The third point deals with the regulatory side of fostering trust in the digital economy. For markets to function well, they need quality control and monitoring mechanisms. Starting with the rise of mass industrial production, countries have set up elaborate institutions – standard-setting and certification bodies, testing facilities, and the like – to ensure product safety and facilitate commerce.
Many of the new products and processes emerging from the digital economy contain quality aspects that are not immediately obvious to SMEs or even to consumers. Are the customer comments on hospitality webpages authentic, or manipulated? How secure are electronic banking tools? What is the likelihood that a self-driving car will crash?
The report sets out an agenda for adapting countries’ quality infrastructure for the digital age to ensure trust in digital goods, promote interoperability among them, and address privacy and security challenges.
Defining standards and regulations in the digital field might involve some trade-offs in terms of a compliance burden on business, but they would also create a more predictable – and more transparent – environment for innovation and competition. Once such standards are defined, transmitting knowledge about quality certification and related processes will be key to promoting certification. SMEs, especially in developing countries, may not be able to shoulder these costs fully. Evidence presented in this report shows that firms receiving support to obtain quality certification for merchandise are 7 times likelier than unsupported counterparts to end up getting certified, and 3 times more likely to start exporting.
This brings me to my final point. For SMEs everywhere to use digital technology effectively, they have to be connected to ICT and transport infrastructure.
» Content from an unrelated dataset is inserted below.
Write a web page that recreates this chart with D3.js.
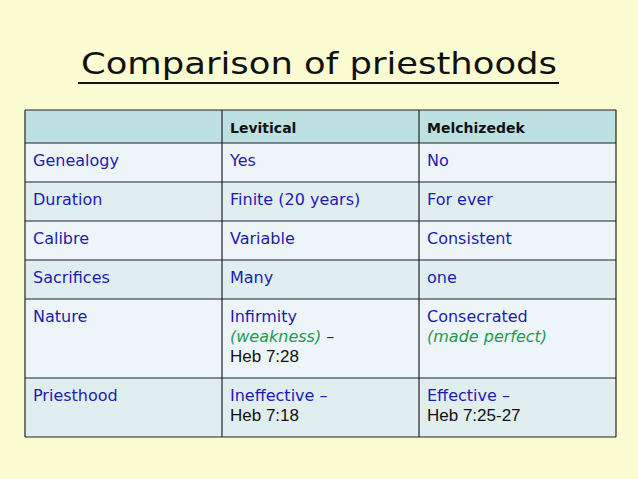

Yet around 1 billion people in low-income countries live more than 2 km from an all-weather road. About half of the world’s population – 3.9 billion people, 90% of them in the developing world – do not use the internet.
For Industry 4.0 to benefit everyone, these gaps need to be overcome. For many SMEs, the existence of high tech logistics hubs in urban areas is not enough. The last mile infrastructure connecting them to those hubs and beyond has to be built.
The challenges ahead are significant. The report in front of you does not provide all the answers, but hopefully provides concrete food for thought on where to start and how the different pieces are interlinked.
The report is full of practical examples of how business ecosystem players are tackling these challenges from Switzerland to Saint Lucia, from China to Morocco or Rwanda.
In these countries and elsewhere, courageous individuals and organisations have taken steps to make their economies ready for the digital age. They have recognized the value of data and technology, and have been willing to take risks and to forge new partnerships while working to maintain public trust. In the report, we refer to such individuals as “cautious revolutionaries.” I invite each and every one of you in the audience to become one.
I also invite you to learn more about the report in the presentation that will be given by ITC’s Chief Economist Marion Jansen and to listen to the insight provided by our distinguished panel that will be moderated by Jacqueline Coté.
Before doing so, however, it is my pleasure to invite Secretary-General Houlin Zhao to deliver some remarks around the role that ITU is playing in building the business ecosystems for the digital age.